Hagerstown: An Army private charged in the biggest leak of government secrets in the US history is seeking dismissal of 10 of the 22 counts he faces, contending they are either unconstitutionally vague or fail to state a prosecutable offense.
Pfc Bradley Manning`s civilian defence attorney, David Coombs, posted the documents late Wednesday on his website. A military judge will consider the motions at a pre-trial hearing June 6-8 at Fort Meade.
Manning, 24, faces the possibility of life in prison if convicted of the most serious charge, aiding the enemy. He allegedly sent to the anti-secrecy website WikiLeaks hundreds of thousands of classified diplomatic cables and war logs downloaded from government computers while working as an intelligence analyst in Baghdad in late 2009 and early 2010.

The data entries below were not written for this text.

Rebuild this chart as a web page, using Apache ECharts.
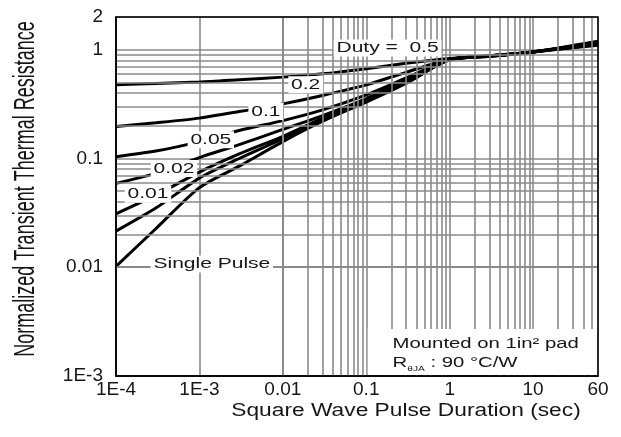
<!DOCTYPE html>
<html><head><meta charset="utf-8">
<script src="https://cdn.jsdelivr.net/npm/echarts@6/dist/echarts.min.js"></script>
<style>html,body{margin:0;padding:0;background:#fff}#c{width:621px;height:437px}</style>
</head><body><div id="c"></div>
<script>
// Pulse duration samples (sec)
const pulseTimes = [1e-4, 3e-4, 1e-3, 3e-3, 0.01, 0.03, 0.1, 0.3, 1, 3, 10, 60];
// Normalized transient thermal resistance
const duty05 = [0.477, 0.49, 0.505, 0.53, 0.56, 0.60, 0.67, 0.75, 0.83, 0.88, 0.955, 1.10];
const duty02 = [0.197, 0.213, 0.235, 0.27, 0.318, 0.38, 0.475, 0.62, 0.82, 0.88, 0.955, 1.12];
const duty01 = [0.104, 0.117, 0.143, 0.181, 0.223, 0.28, 0.385, 0.55, 0.815, 0.875, 0.955, 1.14];
const duty005 = [0.059, 0.073, 0.102, 0.134, 0.185, 0.248, 0.355, 0.53, 0.81, 0.875, 0.955, 1.15];
const duty002 = [0.031, 0.046, 0.075, 0.11, 0.16, 0.235, 0.345, 0.51, 0.81, 0.87, 0.955, 1.16];
const duty001 = [0.0215, 0.035, 0.066, 0.10, 0.152, 0.228, 0.338, 0.50, 0.81, 0.87, 0.955, 1.18];
const singlePulse = [0.0102, 0.0226, 0.054, 0.085, 0.143, 0.22, 0.33, 0.49, 0.81, 0.87, 0.955, 1.20];

const xTickValues = [1e-4, 1e-3, 0.01, 0.1, 1, 10, 60];
const xTickLabels = ['1E-4', '1E-3', '0.01', '0.1', '1', '10', '60'];
const yTickValues = [0.001, 0.01, 0.1, 1, 2];
const yTickLabels = ['1E-3', '0.01', '0.1', '1', '2'];

// Curve annotations
const curveLabelTexts = ['Duty =  0.5', '0.2', '0.1', '0.05', '0.02', '0.01', 'Single Pulse'];
const curveLabelT = [0.18, 0.0188, 0.00625, 0.00137, 0.000495, 0.000242, 0.00141];
const curveLabelR = [1.04, 0.477, 0.27, 0.149, 0.081, 0.0468, 0.0107];

const X_MIN = 1e-4, X_MAX = 60, Y_MIN = 1e-3, Y_MAX = 2;
const GRID_COLOR = '#8a8a8a';
const GRID_W = 1.6;
const TXT = '#161616';
const FONT = 'Liberation Sans, Arial, sans-serif';
const STRETCH = 1.4;

function fmt(values, labels) {
  return function (v) {
    for (let i = 0; i < values.length; i++) {
      if (Math.abs(Math.log10(v) - Math.log10(values[i])) < 1e-4) return labels[i];
    }
    return '';
  };
}

// minor grid positions (2..9 per decade)
const xMinor = [], yMinor = [];
for (let e = -4; e <= 1; e++) for (let k = 2; k <= 9; k++) { const v = k * Math.pow(10, e); if (v < X_MAX) xMinor.push(v); }
for (let e = -3; e <= 0; e++) for (let k = 2; k <= 9; k++) { const v = k * Math.pow(10, e); if (v < Y_MAX) yMinor.push(v); }

const chart = echarts.init(document.getElementById('c'), null, { renderer: 'canvas' });

function curve(name, vals) {
  return {
    name, type: 'line', z: 3, smooth: 0.25, showSymbol: false, symbol: 'none', silent: true,
    lineStyle: { color: '#000', width: 3 },
    data: pulseTimes.map((t, i) => [t, vals[i]])
  };
}

chart.setOption({
  animation: false,
  backgroundColor: '#fff',
  grid: { left: 116, right: 23, top: 17, bottom: 61, containLabel: false },
  xAxis: {
    type: 'log', logBase: 10, min: X_MIN, max: X_MAX,
    axisLine: { show: true, lineStyle: { color: '#000', width: 1.5 } },
    axisTick: { show: false },
    axisLabel: { formatter: fmt(xTickValues, xTickLabels), fontFamily: FONT, fontSize: 19, color: TXT, margin: 4 },
    splitLine: { show: true, lineStyle: { color: GRID_COLOR, width: GRID_W } }
  },
  yAxis: {
    type: 'log', logBase: 10, min: Y_MIN, max: Y_MAX,
    axisLine: { show: true, lineStyle: { color: '#000', width: 1.5 } },
    axisTick: { show: false },
    axisLabel: { formatter: fmt(yTickValues, yTickLabels), fontFamily: FONT, fontSize: 19, color: TXT, margin: 13 },
    splitLine: { show: true, lineStyle: { color: GRID_COLOR, width: GRID_W } }
  },
  series: [
    {
      name: 'grid', type: 'line', z: 1, silent: true, showSymbol: false, symbol: 'none',
      lineStyle: { opacity: 0 }, data: [[X_MIN, Y_MIN]],
      markLine: {
        silent: true, symbol: ['none', 'none'], animation: false, label: { show: false },
        lineStyle: { color: GRID_COLOR, width: GRID_W, type: 'solid' },
        data: xMinor.map(v => ({ xAxis: v })).concat(yMinor.map(v => ({ yAxis: v })))
      }
    },
    curve('Duty = 0.5', duty05),
    curve('0.2', duty02),
    curve('0.1', duty01),
    curve('0.05', duty005),
    curve('0.02', duty002),
    curve('0.01', duty001),
    curve('Single Pulse', singlePulse)
  ]
});

function px(t, r) { return chart.convertToPixel({ gridIndex: 0 }, [t, r]); }

const tl = px(X_MIN, Y_MAX), br = px(X_MAX, Y_MIN);
const graphics = [];

// Mounted-on box (white, hides grid)
const boxTL = px(0.1, 0.0027);
graphics.push({
  type: 'rect', z: 10, silent: true,
  shape: { x: boxTL[0] + 1.5, y: boxTL[1], width: br[0] - boxTL[0] - 2.5, height: br[1] - boxTL[1] - 1 },
  style: { fill: '#fff' }
});
const m1 = px(0.207, 0.00197), m2 = px(0.207, 0.00131);
graphics.push({
  type: 'text', z: 11, silent: true, x: m1[0], y: m1[1], scaleX: 1.45,
  style: { text: 'Mounted on 1in² pad', fontFamily: FONT, fontSize: 14, fill: TXT, align: 'left', verticalAlign: 'middle' }
});
graphics.push({
  type: 'text', z: 11, silent: true, x: m2[0], y: m2[1], scaleX: 1.45,
  style: {
    text: '{a|R}{s|θJA}{a| : 90 °C/W}', fontFamily: FONT, fontSize: 14, fill: TXT, align: 'left', verticalAlign: 'middle',
    rich: {
      a: { fontFamily: FONT, fontSize: 14, fill: TXT, lineHeight: 18, verticalAlign: 'middle' },
      s: { fontFamily: FONT, fontSize: 7, fill: TXT, lineHeight: 18, verticalAlign: 'bottom' }
    }
  }
});

// Curve labels
for (let i = 0; i < curveLabelTexts.length; i++) {
  const p = px(curveLabelT[i], curveLabelR[i]);
  graphics.push({
    type: 'text', z: 12, silent: true, x: p[0], y: p[1], scaleX: STRETCH,
    style: {
      text: curveLabelTexts[i], fontFamily: FONT, fontSize: 15, fill: TXT, align: 'center', verticalAlign: 'middle',
      backgroundColor: '#fff', padding: [1, 2, 1, 2]
    }
  });
}

// Plot frame
graphics.push({
  type: 'rect', z: 20, silent: true,
  shape: { x: tl[0], y: tl[1], width: br[0] - tl[0], height: br[1] - tl[1] },
  style: { fill: null, stroke: '#000', lineWidth: 1.5 }
});

// Axis titles
graphics.push({
  type: 'text', z: 20, silent: true, x: 406, y: 411, scaleX: 1.3,
  style: { text: 'Square Wave Pulse Duration (sec)', fontFamily: FONT, fontSize: 17.5, fill: TXT, align: 'center', verticalAlign: 'middle' }
});
graphics.push({
  type: 'text', z: 20, silent: true, x: 26, y: 189, rotation: Math.PI / 2, scaleY: 1.6,
  style: { text: 'Normalized Transient Thermal Resistance', fontFamily: FONT, fontSize: 18, fill: TXT, align: 'center', verticalAlign: 'middle' }
});

chart.setOption({ graphic: { elements: graphics } });
</script>
</body></html>
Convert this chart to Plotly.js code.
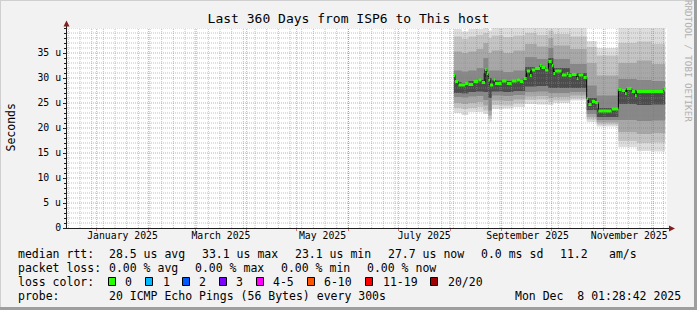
<!DOCTYPE html>
<html><head><meta charset="utf-8">
<script src="https://cdn.plot.ly/plotly-3.0.1.min.js"></script>
<style>html,body{margin:0;padding:0;background:#f2f2f2;overflow:hidden}#chart{width:697px;height:310px}</style>
</head><body><div id="chart"></div>
<script>
const FONT = 'DejaVu Sans Mono';
const xStart = '2024-12-14 04:20:00';
const xEnd = '2025-12-09 04:20:00';
const dataEnd = '2025-12-08 01:28:42';

// median RTT (microseconds), step series
const medianDates = ['2025-08-03 08:00','2025-08-04','2025-08-06','2025-08-10','2025-08-12','2025-08-15','2025-08-18','2025-08-20','2025-08-22','2025-08-23','2025-08-24','2025-08-25','2025-08-27','2025-08-28','2025-09-01','2025-09-04','2025-09-07','2025-09-10','2025-09-12','2025-09-14','2025-09-16','2025-09-18','2025-09-19','2025-09-21','2025-09-24','2025-09-25','2025-09-27','2025-09-29','2025-10-01','2025-10-02','2025-10-03','2025-10-07','2025-10-10','2025-10-11','2025-10-13','2025-10-16','2025-10-17','2025-10-20','2025-10-22','2025-10-23','2025-10-25','2025-10-27','2025-10-29','2025-11-06','2025-11-10','2025-11-12','2025-11-14','2025-11-15','2025-11-18','2025-11-20','2025-11-21','2025-12-07'];
const medianValues = [30.5,29.3,28.6,28.9,28.7,29.3,29.6,29.1,31.7,30.9,29.6,28.6,29.6,28.9,29.4,28.9,29.4,29.6,29.3,29.9,31.4,30.5,31.6,31.9,32.5,32.1,31.6,33.3,32.5,30.9,31.4,30.6,30.9,30.5,30.7,29.9,30.6,30.1,25.9,24.7,25.3,25.1,23.4,23.8,27.7,27.5,26.9,27.9,27.3,26.5,27.3,27.9];

// smoke (ping spread) envelopes, outer to inner
const smokeDates = ['2025-08-03 08:00','2025-08-08','2025-08-12','2025-08-17','2025-08-21','2025-08-24','2025-08-26','2025-09-02','2025-09-08','2025-09-15','2025-09-22','2025-09-29','2025-10-02','2025-10-12','2025-10-22','2025-10-28','2025-11-10','2025-11-21','2025-11-30'];
const smokeMax = [39.8,39.3,39.8,39.8,40.0,39.5,40.0,40.0,40.0,40.0,40.0,40.0,40.0,40.0,37.4,36.0,40.0,40.0,40.0];
const smokeHi2 = [38.3,37.8,38.3,38.6,39.0,38.0,38.5,38.2,38.5,39.0,38.6,39.5,38.8,38.3,36.2,34.5,37.0,37.3,36.8];
const smokeHi3 = [35.3,35.0,35.3,35.8,37.0,35.0,35.5,35.0,35.5,36.8,36.3,38.0,36.5,35.8,33.0,30.5,33.0,33.5,32.8];
const smokeHi4 = [31.5,31.3,31.5,32.0,34.0,31.5,31.5,31.2,31.5,34.2,33.8,36.0,33.8,32.8,28.5,26.5,29.8,29.6,29.4];
const smokeHi5 = [29.2,29.0,29.4,29.6,31.0,30.0,29.5,29.4,29.6,32.2,32.0,34.0,32.0,31.0,26.0,24.0,27.6,27.4,27.3];
const smokeLo5 = [27.0,26.9,27.2,27.3,27.2,26.0,27.3,27.2,27.4,28.3,28.4,28.0,28.0,28.0,23.6,22.2,24.8,24.6,24.7];
const smokeLo4 = [26.2,26.1,26.3,26.4,25.6,23.5,26.5,26.4,26.6,27.2,27.3,27.0,27.0,27.2,22.8,21.6,21.6,21.4,21.5];
const smokeLo3 = [25.0,24.8,25.0,25.2,24.5,22.5,25.5,25.4,25.7,26.3,26.4,26.0,26.2,26.5,22.2,21.1,19.2,18.8,19.0];
const smokeLo2 = [24.0,23.8,24.0,24.2,23.5,21.8,24.6,24.5,24.9,25.6,25.7,25.2,25.5,25.9,21.7,20.7,17.4,17.0,17.1];
const smokeMin = [23.0,22.6,23.2,23.2,22.8,21.3,23.8,23.9,24.2,24.8,24.7,24.6,25.0,25.5,21.2,20.3,16.2,15.4,15.3];

// axes
const monthStarts = ['2025-01-01','2025-02-01','2025-03-01','2025-04-01','2025-05-01','2025-06-01','2025-07-01','2025-08-01','2025-09-01','2025-10-01','2025-11-01','2025-12-01'];
const monthLabelDates = ['2025-01-16 12:00','2025-03-16 12:00','2025-05-16 12:00','2025-07-16 12:00','2025-09-16 12:00','2025-11-16 12:00'];
const monthLabels = ['January 2025','March 2025','May 2025','July 2025','September 2025','November 2025'];
const yTickVals = [0,5,10,15,20,25,30,35];
const yTickText = ['0','5 u','10 u','15 u','20 u','25 u','30 u','35 u'];
const firstSunday = '2024-12-15';

// legend texts
const rttLabels = ['28.5 us avg','33.1 us max','23.1 us min','27.7 us now','0.0 ms sd','11.2','am/s'];
const lossLabels = ['0.00 % avg','0.00 % max','0.00 % min','0.00 % now'];
const lossColorNames = ['0','1','2','3','4-5','6-10','11-19','20/20'];
const lossColors = ['#26ff00','#00b8ff','#0059ff','#7e00ff','#ff00ff','#ff5500','#ff0000','#a10000'];
const probeText = '20 ICMP Echo Pings (56 Bytes) every 300s';
const stampText = 'Mon Dec\u00a0\u00a08 01:28:42 2025';

// ---- layout helpers (pixel -> paper) ----
const PL = 67, PT = 28, PW = 600, PH = 200;
const px = v => (v - PL) / PW;
const py = v => (PT + PH - v) / PH;

const traces = [];
const sx = smokeDates.concat([dataEnd]);
const ext = a => a.concat([a[a.length - 1]]);
const bands = [
  [smokeMin, smokeMax, '#dddddd'],
  [smokeLo2, smokeHi2, '#c4c4c4'],
  [smokeLo3, smokeHi3, '#a8a8a8'],
  [smokeLo4, smokeHi4, '#878787'],
  [smokeLo5, smokeHi5, '#4c4c4c']
];
bands.forEach(([lo, hi, c]) => {
  traces.push({x: sx, y: ext(lo), mode: 'lines', line: {width: 0, shape: 'hv'}, hoverinfo: 'skip'});
  traces.push({x: sx, y: ext(hi), mode: 'lines', line: {width: 0, shape: 'hv'}, fill: 'tonexty', fillcolor: c, hoverinfo: 'skip'});
});
const mx = medianDates.concat([dataEnd]);
traces.push({x: mx, y: ext(medianValues), mode: 'lines', line: {color: '#000000', width: 1, shape: 'hv'}, hoverinfo: 'skip'});
const gx = [], gy = [];
medianDates.forEach((d, i) => { gx.push(d, mx[i + 1], null); gy.push(medianValues[i], medianValues[i], null); });
traces.push({x: gx, y: gy, mode: 'lines', line: {color: lossColors[0], width: 3}, connectgaps: false, hoverinfo: 'skip'});
traces.push({x: [xStart], y: [0], xaxis: 'x2', mode: 'markers', marker: {opacity: 0}, hoverinfo: 'skip'});

// grid shapes (drawn above the smoke like rrdtool)
const shapes = [];
const minorCol = 'rgba(143,143,143,0.55)', majorCol = 'rgba(222,79,79,0.55)';
let t = new Date(firstSunday + 'T00:00:00Z').getTime();
const tEnd = new Date('2025-12-09T00:00:00Z').getTime();
for (; t < tEnd; t += 7 * 86400000) {
  const d = new Date(t).toISOString().slice(0, 10);
  shapes.push({type: 'line', layer: 'above', xref: 'x', yref: 'paper', x0: d, x1: d, y0: 0, y1: 1, line: {color: minorCol, width: 1, dash: '1px,1px'}});
}
for (let v = 1; v <= 40; v++) {
  if (v % 5 === 0 && v < 40) continue;
  shapes.push({type: 'line', layer: 'above', xref: 'paper', yref: 'y', x0: 0, x1: 1, y0: v, y1: v, line: {color: minorCol, width: 1, dash: '1px,1px'}});
}
monthStarts.forEach(d => shapes.push({type: 'line', layer: 'above', xref: 'x', yref: 'paper', x0: d, x1: d, y0: 0, y1: 1, line: {color: majorCol, width: 1, dash: '1px,1px'}}));
yTickVals.slice(1).forEach(v => shapes.push({type: 'line', layer: 'above', xref: 'paper', yref: 'y', x0: 0, x1: 1, y0: v, y1: v, line: {color: majorCol, width: 1, dash: '1px,1px'}}));

// axes lines + arrows
const axisCol = '#1f1f1f', arrowCol = '#801f1f';
shapes.push({type: 'line', layer: 'above', xref: 'paper', yref: 'paper', x0: px(66.5), x1: px(66.5), y0: py(228), y1: py(24), line: {color: axisCol, width: 1}});
shapes.push({type: 'line', layer: 'above', xref: 'paper', yref: 'paper', x0: px(63), x1: px(671), y0: py(228.5), y1: py(228.5), line: {color: axisCol, width: 1}});
shapes.push({type: 'path', layer: 'above', xref: 'paper', yref: 'paper', path: `M ${px(63.5)} ${py(26.5)} L ${px(69.5)} ${py(26.5)} L ${px(66.5)} ${py(20.5)} Z`, fillcolor: arrowCol, line: {width: 0}});
shapes.push({type: 'path', layer: 'above', xref: 'paper', yref: 'paper', path: `M ${px(669)} ${py(225.5)} L ${px(669)} ${py(231.5)} L ${px(675)} ${py(228.5)} Z`, fillcolor: arrowCol, line: {width: 0}});

// frame (3D border)
shapes.push({type: 'line', xref: 'paper', yref: 'paper', x0: px(0), x1: px(697), y0: py(0.5), y1: py(0.5), line: {color: '#cfcfcf', width: 1}});
shapes.push({type: 'line', xref: 'paper', yref: 'paper', x0: px(0.5), x1: px(0.5), y0: py(0), y1: py(310), line: {color: '#cfcfcf', width: 1}});
shapes.push({type: 'line', xref: 'paper', yref: 'paper', x0: px(0), x1: px(697), y0: py(308.5), y1: py(308.5), line: {color: '#9e9e9e', width: 3}});
shapes.push({type: 'line', xref: 'paper', yref: 'paper', x0: px(695.5), x1: px(695.5), y0: py(0), y1: py(310), line: {color: '#9e9e9e', width: 3}});

// legend boxes
const boxX = [108.5, 145.5, 182.5, 219.5, 256.5, 307.5, 365.5, 430.5];
const boxLabelX = [123.3, 160.7, 197.3, 234.3, 271, 322.3, 380.7, 445.7];
lossColors.forEach((c, i) => shapes.push({type: 'rect', xref: 'paper', yref: 'paper', x0: px(boxX[i]), x1: px(boxX[i] + 7), y0: py(277.5), y1: py(285.5), fillcolor: c, line: {color: '#000', width: 1}}));

const ann = [];
const lf = {family: FONT, size: 11.5, color: '#000'};
const addText = (text, x, y, font) => ann.push({text, xref: 'paper', yref: 'paper', x: px(x), y: py(y), xanchor: 'left', yanchor: 'middle', showarrow: false, font: font || lf});
addText('median rtt:', 16, 254);
[107.3, 200, 293.3, 386, 479.3, 558.3, 606.7].forEach((x, i) => addText(rttLabels[i], x, 254));
addText('packet loss:', 16, 268);
[107.3, 193.3, 279.3, 365].forEach((x, i) => addText(lossLabels[i], x, 268));
addText('loss color:', 16, 282);
lossColorNames.forEach((n, i) => addText(n, boxLabelX[i], 282));
addText('probe:', 16, 296);
addText(probeText, 107.3, 296);
addText(stampText, 512.7, 296);
ann.push({text: 'Seconds', textangle: -90, xref: 'paper', yref: 'paper', x: px(10), y: py(127.5), xanchor: 'center', yanchor: 'middle', showarrow: false, font: lf});
ann.push({text: 'RRDTOOL / TOBI OETIKER', textangle: 90, xref: 'paper', yref: 'paper', x: px(689), y: py(61), xanchor: 'center', yanchor: 'middle', showarrow: false, borderpad: 0, font: {family: FONT, size: 9.2, color: '#b0b0b0'}});

const layout = {
  width: 697, height: 310,
  paper_bgcolor: '#f2f2f2', plot_bgcolor: '#ffffff',
  margin: {l: PL, r: 697 - PL - PW, t: PT, b: 310 - PT - PH, pad: 0},
  showlegend: false,
  font: {family: FONT, color: '#000'},
  title: {text: 'Last 360 Days from ISP6 to This host', font: {family: FONT, size: 13, color: '#000'}, xref: 'container', x: 0.5, xanchor: 'center', yref: 'container', y: 1 - 18.5 / 310, yanchor: 'middle'},
  xaxis: {type: 'date', range: [xStart, xEnd], showgrid: false, zeroline: false, showline: false, tickvals: monthStarts, ticktext: monthStarts.map(() => ''), ticks: 'outside', ticklen: 2, tickcolor: 'rgba(222,79,79,0.8)', fixedrange: true},
  xaxis2: {type: 'date', overlaying: 'x', anchor: 'y', side: 'bottom', range: [xStart, xEnd], tickvals: monthLabelDates, ticktext: monthLabels, ticks: '', showgrid: false, zeroline: false, showline: false, tickfont: {family: FONT, size: 9.8, color: '#000'}, fixedrange: true},
  yaxis: {range: [0, 40], tickvals: yTickVals, ticktext: yTickText, ticks: 'outside', ticklen: 3, tickcolor: axisCol, showgrid: false, zeroline: false, showline: false, tickfont: {family: FONT, size: 9.8, color: '#000'}, fixedrange: true,
    minor: {ticks: 'outside', ticklen: 2, dtick: 1, tick0: 0, tickcolor: axisCol, showgrid: false}},
  shapes, annotations: ann
};
Plotly.newPlot('chart', traces, layout, {staticPlot: true, displayModeBar: false});
</script></body></html>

The defence contends the government used unconstitutionally vague language in eight counts charging Manning with unauthorised possession and disclosure of classified information.
The motion specifically targets the government`s use of the phrases, "relating to the national defence" and "to the injury of the United States or to the advantage of any foreign nation”.
Both phrases are so sweeping in their scope that they fail to provide the accused with fair warning of what conduct is prohibited, the defence said.
The defence is also seeking dismissal of two counts alleging Manning exceeded his authorised access on computers linked to the Secret Internet Protocol Router Network, or SIPRNet, a Defence Department Intranet system.
The government alleges Manning used the computers to obtain certain State Department cables that were then transmitted to a person not entitled to receive them. The defence argues that someone`s purpose in accessing a computer is irrelevant to the charge of exceeding authorised access.
"Pfc Manning clearly had authorisation to access the government computers in question," the motion reads. Prosecutors didn`t immediately respond yesterday to a request for comment on the filings.
The motions were dated on May 10. Coombs released them under a military court order last month permitting him to publicly release defence filings, often with portions redacted for security and privacy reasons. The ruling came in response to requests from news media for access to all records of the proceedings.